▶ _TASK OBJECTIVE_:
Write the data out again exactly, dropping any images it holds.
■ ■ ■ ■
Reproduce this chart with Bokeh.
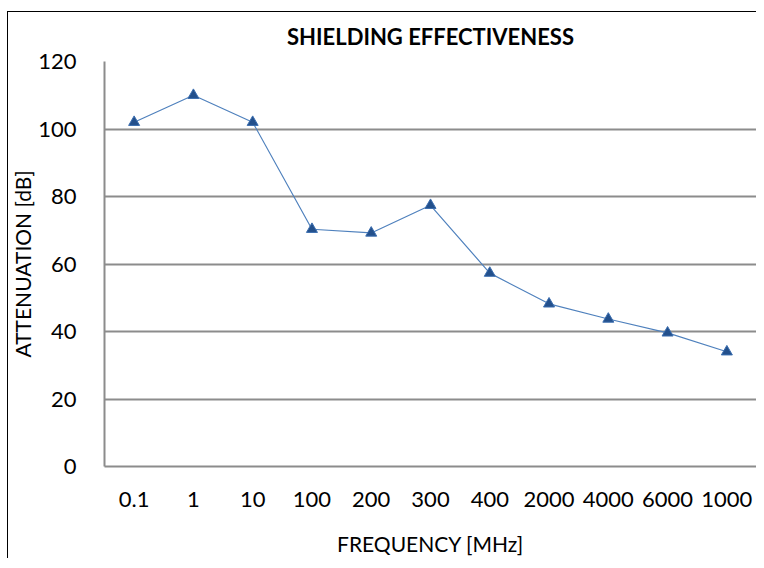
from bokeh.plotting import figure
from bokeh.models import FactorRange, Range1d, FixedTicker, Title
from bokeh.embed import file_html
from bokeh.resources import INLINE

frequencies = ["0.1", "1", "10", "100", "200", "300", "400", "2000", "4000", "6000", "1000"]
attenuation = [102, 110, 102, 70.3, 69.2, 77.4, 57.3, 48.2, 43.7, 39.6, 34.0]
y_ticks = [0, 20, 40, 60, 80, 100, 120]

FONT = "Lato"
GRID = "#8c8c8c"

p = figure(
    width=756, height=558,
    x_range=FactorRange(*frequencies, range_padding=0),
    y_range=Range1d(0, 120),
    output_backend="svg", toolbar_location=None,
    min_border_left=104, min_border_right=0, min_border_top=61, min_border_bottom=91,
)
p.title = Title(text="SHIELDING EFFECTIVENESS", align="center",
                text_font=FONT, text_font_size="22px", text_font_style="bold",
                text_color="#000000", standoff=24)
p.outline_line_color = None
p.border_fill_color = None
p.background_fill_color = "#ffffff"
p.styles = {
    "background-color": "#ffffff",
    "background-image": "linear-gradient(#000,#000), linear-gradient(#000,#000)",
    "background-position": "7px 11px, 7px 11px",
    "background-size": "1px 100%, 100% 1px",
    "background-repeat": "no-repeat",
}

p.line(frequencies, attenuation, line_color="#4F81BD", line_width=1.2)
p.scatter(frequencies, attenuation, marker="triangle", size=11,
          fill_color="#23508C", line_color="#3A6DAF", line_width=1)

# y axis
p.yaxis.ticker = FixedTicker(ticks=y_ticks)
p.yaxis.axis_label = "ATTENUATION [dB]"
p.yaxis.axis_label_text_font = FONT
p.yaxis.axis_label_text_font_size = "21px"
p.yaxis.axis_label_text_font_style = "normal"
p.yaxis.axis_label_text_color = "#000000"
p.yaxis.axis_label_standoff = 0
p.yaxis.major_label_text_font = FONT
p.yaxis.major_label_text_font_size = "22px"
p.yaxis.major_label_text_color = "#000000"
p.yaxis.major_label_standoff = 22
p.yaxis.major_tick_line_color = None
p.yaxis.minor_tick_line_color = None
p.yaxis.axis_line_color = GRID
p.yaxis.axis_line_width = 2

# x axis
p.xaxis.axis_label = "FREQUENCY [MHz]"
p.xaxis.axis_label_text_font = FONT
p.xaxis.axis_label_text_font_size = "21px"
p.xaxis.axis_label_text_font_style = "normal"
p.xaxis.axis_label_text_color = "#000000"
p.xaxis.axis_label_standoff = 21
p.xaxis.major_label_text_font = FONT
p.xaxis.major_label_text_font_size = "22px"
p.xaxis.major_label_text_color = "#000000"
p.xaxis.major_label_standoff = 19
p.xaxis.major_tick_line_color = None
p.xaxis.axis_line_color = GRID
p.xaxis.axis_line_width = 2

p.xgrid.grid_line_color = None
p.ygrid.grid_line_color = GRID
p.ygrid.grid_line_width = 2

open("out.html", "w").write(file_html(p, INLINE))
■ ■ ■ ■
▶ _EXERCISE SOLUTION_:
Reproduce this chart with Bokeh.
from bokeh.plotting import figure
from bokeh.models import FactorRange, Range1d, FixedTicker, Title
from bokeh.embed import file_html
from bokeh.resources import INLINE

frequencies = ["0.1", "1", "10", "100", "200", "300", "400", "2000", "4000", "6000", "1000"]
attenuation = [102, 110, 102, 70.3, 69.2, 77.4, 57.3, 48.2, 43.7, 39.6, 34.0]
y_ticks = [0, 20, 40, 60, 80, 100, 120]

FONT = "Lato"
GRID = "#8c8c8c"

p = figure(
    width=756, height=558,
    x_range=FactorRange(*frequencies, range_padding=0),
    y_range=Range1d(0, 120),
    output_backend="svg", toolbar_location=None,
    min_border_left=104, min_border_right=0, min_border_top=61, min_border_bottom=91,
)
p.title = Title(text="SHIELDING EFFECTIVENESS", align="center",
                text_font=FONT, text_font_size="22px", text_font_style="bold",
                text_color="#000000", standoff=24)
p.outline_line_color = None
p.border_fill_color = None
p.background_fill_color = "#ffffff"
p.styles = {
    "background-color": "#ffffff",
    "background-image": "linear-gradient(#000,#000), linear-gradient(#000,#000)",
    "background-position": "7px 11px, 7px 11px",
    "background-size": "1px 100%, 100% 1px",
    "background-repeat": "no-repeat",
}

p.line(frequencies, attenuation, line_color="#4F81BD", line_width=1.2)
p.scatter(frequencies, attenuation, marker="triangle", size=11,
          fill_color="#23508C", line_color="#3A6DAF", line_width=1)

# y axis
p.yaxis.ticker = FixedTicker(ticks=y_ticks)
p.yaxis.axis_label = "ATTENUATION [dB]"
p.yaxis.axis_label_text_font = FONT
p.yaxis.axis_label_text_font_size = "21px"
p.yaxis.axis_label_text_font_style = "normal"
p.yaxis.axis_label_text_color = "#000000"
p.yaxis.axis_label_standoff = 0
p.yaxis.major_label_text_font = FONT
p.yaxis.major_label_text_font_size = "22px"
p.yaxis.major_label_text_color = "#000000"
p.yaxis.major_label_standoff = 22
p.yaxis.major_tick_line_color = None
p.yaxis.minor_tick_line_color = None
p.yaxis.axis_line_color = GRID
p.yaxis.axis_line_width = 2

# x axis
p.xaxis.axis_label = "FREQUENCY [MHz]"
p.xaxis.axis_label_text_font = FONT
p.xaxis.axis_label_text_font_size = "21px"
p.xaxis.axis_label_text_font_style = "normal"
p.xaxis.axis_label_text_color = "#000000"
p.xaxis.axis_label_standoff = 21
p.xaxis.major_label_text_font = FONT
p.xaxis.major_label_text_font_size = "22px"
p.xaxis.major_label_text_color = "#000000"
p.xaxis.major_label_standoff = 19
p.xaxis.major_tick_line_color = None
p.xaxis.axis_line_color = GRID
p.xaxis.axis_line_width = 2

p.xgrid.grid_line_color = None
p.ygrid.grid_line_color = GRID
p.ygrid.grid_line_width = 2

open("out.html", "w").write(file_html(p, INLINE))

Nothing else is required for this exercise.